• _SOURCE DATA_
****
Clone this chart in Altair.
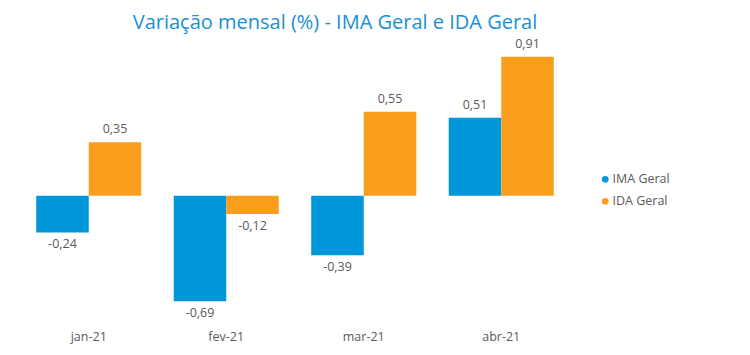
import altair as alt
import pandas as pd

months = ["jan-21", "fev-21", "mar-21", "abr-21"]
ima = [-0.24, -0.69, -0.39, 0.51]
ida = [0.35, -0.12, 0.55, 0.91]
series = ["IMA Geral", "IDA Geral"]
colors = ["#0097DA", "#F99E1C"]

rows = []
for m, a, b in zip(months, ima, ida):
    rows.append({"mes": m, "serie": series[0], "v": a})
    rows.append({"mes": m, "serie": series[1], "v": b})
df = pd.DataFrame(rows)

font = "Open Sans"
xenc = alt.X("mes:N", sort=months, title=None,
             scale=alt.Scale(paddingInner=0.236, paddingOuter=0.118),
             axis=alt.Axis(domain=False, ticks=False, labelAngle=0, labelPadding=12,
                           labelFontSize=12.5, labelColor="#595959", labelFont=font,
                           orient="bottom", grid=False))
yenc = alt.Y("v:Q", title=None, scale=alt.Scale(domain=[-0.8, 1.0], nice=False, zero=True),
             axis=None)
xoff = alt.XOffset("serie:N", sort=series)

base = alt.Chart(df).encode(x=xenc, y=yenc, xOffset=xoff)

bars = base.mark_bar().encode(
    color=alt.Color("serie:N", sort=series,
                    scale=alt.Scale(domain=series, range=colors),
                    legend=alt.Legend(title=None, orient="none", legendX=579, legendY=130,
                                      symbolType="circle", symbolSize=45, labelFontSize=12.5,
                                      labelColor="#595959", labelFont=font, rowPadding=9,
                                      symbolOffset=0, labelOffset=1))
)

lab = base.transform_calculate(t="replace(replace(format(datum.v, '.2f'), '.', ','), '\u2212', '-')")
pos = lab.transform_filter("datum.v >= 0").mark_text(
    baseline="bottom", dy=-6, fontSize=12.5, color="#595959", font=font).encode(text="t:N")
neg = lab.transform_filter("datum.v < 0").mark_text(
    baseline="top", dy=6, fontSize=12.5, color="#595959", font=font).encode(text="t:N")

chart = alt.layer(bars, pos, neg).properties(
    width=550, height=275,
    title=alt.TitleParams("Variação mensal (%) - IMA Geral e IDA Geral", fontSize=20,
                          font=font, fontWeight="normal", color="#1A8FD8",
                          anchor="middle", dx=40, offset=5),
    autosize=alt.AutoSizeParams(type="none"),
    padding={"left": 12, "top": 35, "right": 160, "bottom": 30},
).configure_view(stroke=None)

chart.save("out.html", embed_options={"renderer": "svg", "actions": False})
****
• _WRITTEN EXERCISE_
The data should be printed again unchanged; leave its pictures out.

• _OUTPUT BELOW_
Clone this chart in Altair.
import altair as alt
import pandas as pd

months = ["jan-21", "fev-21", "mar-21", "abr-21"]
ima = [-0.24, -0.69, -0.39, 0.51]
ida = [0.35, -0.12, 0.55, 0.91]
series = ["IMA Geral", "IDA Geral"]
colors = ["#0097DA", "#F99E1C"]

rows = []
for m, a, b in zip(months, ima, ida):
    rows.append({"mes": m, "serie": series[0], "v": a})
    rows.append({"mes": m, "serie": series[1], "v": b})
df = pd.DataFrame(rows)

font = "Open Sans"
xenc = alt.X("mes:N", sort=months, title=None,
             scale=alt.Scale(paddingInner=0.236, paddingOuter=0.118),
             axis=alt.Axis(domain=False, ticks=False, labelAngle=0, labelPadding=12,
                           labelFontSize=12.5, labelColor="#595959", labelFont=font,
                           orient="bottom", grid=False))
yenc = alt.Y("v:Q", title=None, scale=alt.Scale(domain=[-0.8, 1.0], nice=False, zero=True),
             axis=None)
xoff = alt.XOffset("serie:N", sort=series)

base = alt.Chart(df).encode(x=xenc, y=yenc, xOffset=xoff)

bars = base.mark_bar().encode(
    color=alt.Color("serie:N", sort=series,
                    scale=alt.Scale(domain=series, range=colors),
                    legend=alt.Legend(title=None, orient="none", legendX=579, legendY=130,
                                      symbolType="circle", symbolSize=45, labelFontSize=12.5,
                                      labelColor="#595959", labelFont=font, rowPadding=9,
                                      symbolOffset=0, labelOffset=1))
)

lab = base.transform_calculate(t="replace(replace(format(datum.v, '.2f'), '.', ','), '\u2212', '-')")
pos = lab.transform_filter("datum.v >= 0").mark_text(
    baseline="bottom", dy=-6, fontSize=12.5, color="#595959", font=font).encode(text="t:N")
neg = lab.transform_filter("datum.v < 0").mark_text(
    baseline="top", dy=6, fontSize=12.5, color="#595959", font=font).encode(text="t:N")

chart = alt.layer(bars, pos, neg).properties(
    width=550, height=275,
    title=alt.TitleParams("Variação mensal (%) - IMA Geral e IDA Geral", fontSize=20,
                          font=font, fontWeight="normal", color="#1A8FD8",
                          anchor="middle", dx=40, offset=5),
    autosize=alt.AutoSizeParams(type="none"),
    padding={"left": 12, "top": 35, "right": 160, "bottom": 30},
).configure_view(stroke=None)

chart.save("out.html", embed_options={"renderer": "svg", "actions": False})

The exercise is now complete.